Compartmentalisation
In compartmentalisation we separate conflicting thoughts into separate compartments. We need this defence mechanism to help us explain our poor behaviour or the emotions we feel in one particular area of our life. For example someone might be a completely caring and devoted mother at home, but they set aside their moral base at work and use the compartmentalisation excuse of ‘it’s just business’ to excuse terrible behaviour.

Compensation
We try to overachieve in one area to compensate for failures in another. This defence mechanism is all about emphasising our strengths over our shortcomings, we make up for a weakness in one area by showing strength in another. While this can have an unhealthy mental aspect – it can feed notions of self-perceived weaknesses that don’t actually exist – but it helps us acknowledge that we’re not going to be superstars in every aspect of our lives.
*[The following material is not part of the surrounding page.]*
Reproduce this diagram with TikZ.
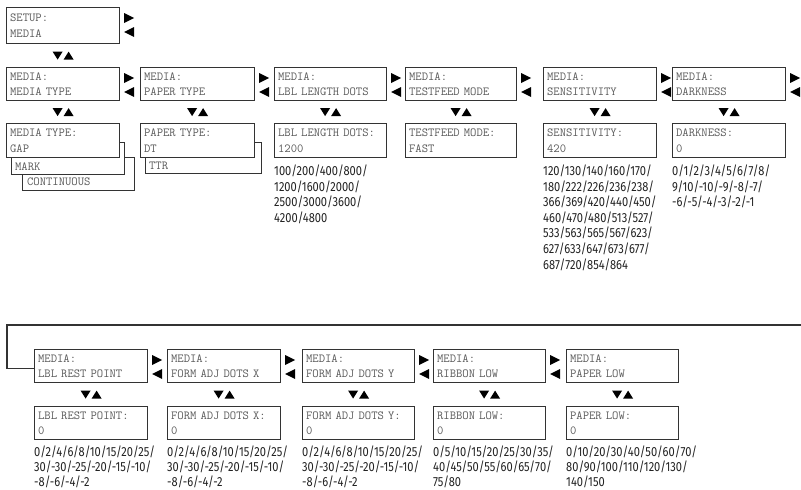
\documentclass[tikz,border=0pt]{standalone}
\usepackage{fontspec}
\usetikzlibrary{calc}
\newfontfamily\monof{Latin Modern Mono}
\newfontfamily\listf[FakeStretch=0.84]{Fira Sans}
\definecolor{boxline}{HTML}{333333}
\definecolor{disptext}{HTML}{5A5A5A}
\definecolor{listtext}{HTML}{222222}
\tikzset{
  disp/.style={draw=boxline, line width=1.2pt, fill=white, inner xsep=4pt, inner ysep=0pt,
    align=left, text=disptext, font=\monof\fontsize{12.3}{15.5}\selectfont},
  vals/.style={inner sep=0pt, align=left, text=listtext, anchor=north west,
    font=\listf\fontsize{13.2}{15.6}\selectfont},
  valsb/.style={vals, font=\listf\fontsize{13.2}{15.1}\selectfont},
  tri/.style={fill=black, draw=none},
  loopline/.style={draw=boxline, line width=1.2pt}
}
\newcommand\dbox[6]{%
  \pgfmathsetmacro\dbw{#4-#2}\pgfmathsetmacro\dbh{#5-#3}\pgfmathsetmacro\dbt{#4-#2-7}%
  \node[disp, inner xsep=3.5pt, minimum width=\dbw pt, minimum height=\dbh pt, text width=\dbt pt, anchor=north west] (#1) at (#2,#3) {#6};}
\newcommand\lrarrows[1]{%
  \fill[tri] ($(#1.north east)+(4,6)$) -- ++(0,10) -- ++(10,-5) -- cycle;
  \fill[tri] ($(#1.north east)+(14,20)$) -- ++(0,10) -- ++(-10,-5) -- cycle;}
\newcommand\updown[2]{%
  \coordinate (ud) at ($(#1.south)!0.5!(#2.north)$);
  \fill[tri] ($(ud)+(-10.5,-4)$) -- ++(10,0) -- ++(-5,8) -- cycle;
  \fill[tri] ($(ud)+(0.5,4)$) -- ++(10,0) -- ++(-5,-8) -- cycle;}
\begin{document}
\begin{tikzpicture}[x=1pt,y=-1pt]
\useasboundingbox (0,0) rectangle (801,490);
% setup
\dbox{setup}{6}{7}{119}{43}{SETUP:\\MEDIA}
\lrarrows{setup}
% top row menu boxes
\dbox{m1}{6}{67}{119}{100}{MEDIA:\\MEDIA TYPE}
\dbox{m2}{140}{67}{254}{100}{MEDIA:\\PAPER TYPE}
\dbox{m3}{274}{67}{386}{100}{MEDIA:\\LBL LENGTH DOTS}
\dbox{m4}{405}{67}{516}{100}{MEDIA:\\TESTFEED MODE}
\dbox{m5}{543}{67}{656}{100}{MEDIA:\\SENSITIVITY}
\dbox{m6}{672}{67}{785}{100}{MEDIA:\\DARKNESS}
\updown{setup}{m1}
\foreach \n in {m1,m2,m3,m4,m5,m6}{\lrarrows{\n}}
% top row value boxes
\dbox{cont}{22}{157}{134}{190}{\vphantom{M}\\\hspace*{1pt}CONTINUOUS}
\dbox{mark}{11}{142}{124}{174}{\vphantom{M}\\MARK}
\dbox{v1}{6}{123}{119}{157}{MEDIA TYPE:\\GAP}
\dbox{ttr}{145}{142}{261}{173}{\vphantom{M}\\TTR}
\dbox{v2}{140}{123}{254}{157}{PAPER TYPE:\\DT}
\dbox{v3}{274}{123}{386}{157}{LBL LENGTH DOTS:\\1200}
\dbox{v4}{405}{123}{516}{157}{TESTFEED MODE:\\FAST}
\dbox{v5}{543}{123}{656}{157}{SENSITIVITY:\\420}
\dbox{v6}{672}{123}{785}{157}{DARKNESS:\\0}
\updown{m1}{v1}\updown{m2}{v2}\updown{m3}{v3}\updown{m4}{v4}\updown{m5}{v5}\updown{m6}{v6}
\node[vals] (l3) at ($(v3.south west)+(0,6.5)$) {100/200/400/800/\\1200/1600/2000/\\2500/3000/3600/\\4200/4800};
\node[vals] (l5) at ($(v5.south west)+(0,6.5)$) {120/130/140/160/170/\\180/222/226/236/238/\\366/369/420/440/450/\\460/470/480/513/527/\\533/563/565/567/623/\\627/633/647/673/677/\\687/720/854/864};
\node[vals] (l6) at ($(v6.south west)+(0,6.5)$) {0/1/2/3/4/5/6/7/8/\\9/10/-10/-9/-8/-7/\\-6/-5/-4/-3/-2/-1};
% bottom row
\dbox{n1}{34}{349}{147}{382}{MEDIA:\\LBL REST POINT}
\dbox{n2}{167}{349}{280}{382}{MEDIA:\\FORM ADJ DOTS X}
\dbox{n3}{302}{349}{414}{382}{MEDIA:\\FORM ADJ DOTS Y}
\dbox{n4}{433}{349}{545}{382}{MEDIA:\\RIBBON LOW}
\dbox{n5}{566}{349}{678}{382}{MEDIA:\\PAPER LOW}
\foreach \n in {n1,n2,n3,n4}{\lrarrows{\n}}
\dbox{w1}{34}{406}{147}{439}{LBL REST POINT:\\0}
\dbox{w2}{167}{406}{280}{439}{FORM ADJ DOTS X:\\0}
\dbox{w3}{302}{406}{414}{439}{FORM ADJ DOTS Y:\\0}
\dbox{w4}{433}{406}{545}{439}{RIBBON LOW:\\0}
\dbox{w5}{566}{406}{678}{439}{PAPER LOW:\\0}
\updown{n1}{w1}\updown{n2}{w2}\updown{n3}{w3}\updown{n4}{w4}\updown{n5}{w5}
\node[valsb] (k1) at ($(w1.south west)+(0,5.5)$) {0/2/4/6/8/10/15/20/25/\\30/-30/-25/-20/-15/-10/\\-8/-6/-4/-2};
\node[valsb] (k2) at ($(w2.south west)+(0,5.5)$) {0/2/4/6/8/10/15/20/25/\\30/-30/-25/-20/-15/-10/\\-8/-6/-4/-2};
\node[valsb] (k3) at ($(w3.south west)+(0,5.5)$) {0/2/4/6/8/10/15/20/25/\\30/-30/-25/-20/-15/-10/\\-8/-6/-4/-2};
\node[valsb] (k4) at ($(w4.south west)+(0,5.5)$) {0/5/10/15/20/25/30/35/\\40/45/50/55/60/65/70/\\75/80};
\node[valsb] (k5) at ($(w5.south west)+(0,5.5)$) {0/10/20/30/40/50/60/70/\\80/90/100/110/120/130/\\140/150};
% loop line
\coordinate (loopR) at (801,325);
\coordinate (loopC) at (7,325);
\draw[loopline] (loopR) -- (loopC) |- ($(n1.west)+(0,2.5)$);
\end{tikzpicture}
\end{document}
So we steer away from having to try, and possibly embarrass ourselves through failing, at something we know we’re not good at, and that’s not always healthy, but at the very least we’re still looking to make a positive impact.

Undoing
Undoing makes us take actions that psychologically ‘undo’ our wrongdoings as the wrongdoer. We try to ‘undo‘ an unhealthy, destructive, threatening thought or action by engaging in a way that is opposite. Undoing is like throwing sweet after the sour in the hopes of swinging the scales back in our favour. You accidentally referred to your boss as incompetent, you think you better spend the next hour praising him/her on their exceptional abilities, to stop them from seeing what you really think.